Following the release of the initial simulation setup we conducted a few more performance assessments on the same machine (8-core i7-9700 CPU @ 3.00GHz /GeForce RTX 2060), here are the results for 8 robots (with physics) with all cameras enabled in the kid size environement:

physics time step (ms) camera time step (ms) camera resolution performance (% of realtime)
16 32 320x240 150% - 180%
8 32 320x240 85%
8 16 320x240 65%
8 8 320x240 60%
8 8 640x480 38%

Note: the final version is expected to run slower regardless of the camera resolution mainly because of:

  1. introduction of backlash in every motor of every robot.
  2. simulation of the physics of the artificial turf.
#4

Here are some preliminary results regarding turf physics simulation:

#5

Preliminary tests indicate that adding turf physics according to this fairly simple model is causing a performance drop of about 5% on the 8 Darwin-OP scenario, which seems fair.

#6

Love the look of the world (in the youtube video). I also love how much time/effort you put into simulating an accurate darwin “get up” sequence! :smiley:

I assume that you are yet to properly simulate the physics of ball/grass in the youtube video? A simple tap from a darwin hand is lucky to move the ball, let alone score a goal from mid-field.

In the grass physics video (above), what are the red boxes around the feet? Are these contact points?

1 Like
#7

Yes you are correct, this first version doesn’t include a calibrated model for the artificial grass, ball and even robots. We are going to release a calibrated version next Monday.

The red boxes you saw in the video are actually colliding bounding objects. They appear in red when they collide (in that case with the ground) and in white otherwise.

#8

We are pleased to announce the second version of the simulation setup for the Virtual HSC.

This version includes:

  1. The simulation of the physics of the artificial turf.
  2. The calibration of the physics of the ball.
  3. Motor backlash in every joint of the Darwin-OP robots.
  4. The introduction of some hinge-2 joints in the Darwin-OP model to speed-up the simulation.

You can get it now by compiling Webots from the develop branch of the GitHub repository or wait until tomorrow and download the newest R2021b nightly build.

Note: the performance has been strongly impacted by the introduction of the backlash. However, it remains within the target objective of running the simulation at about 1/3 of real time on a powerful computer.

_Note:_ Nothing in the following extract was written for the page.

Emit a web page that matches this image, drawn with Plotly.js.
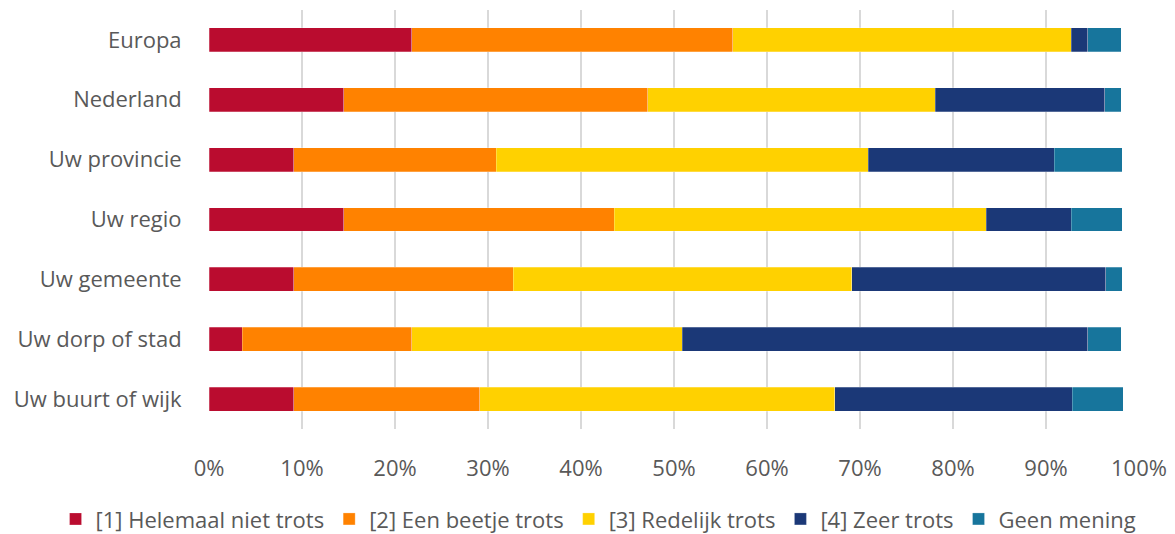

Any feedback is appreciated.

#9

We are pleased to announce the first implementation of the automatic referee for the Virtual HSC.
This referee is still work in progress and is not yet fully complete, but does perform a number of basic operations as described here. We encourage you to test it and report any issues here. The recommended way to install it is to build Webots from the source on the feature-robocup-controllers branch.

#10

The unit of backlash is radians? (Hinged joint model with backlash)
then, Do I just need to set the value to similar with real backlash?

#11

Yes, it’s radian. And yes, it should simply be a matter of setting this value to the same value as the one from the datasheet of the real servo (or from your own measurements if available).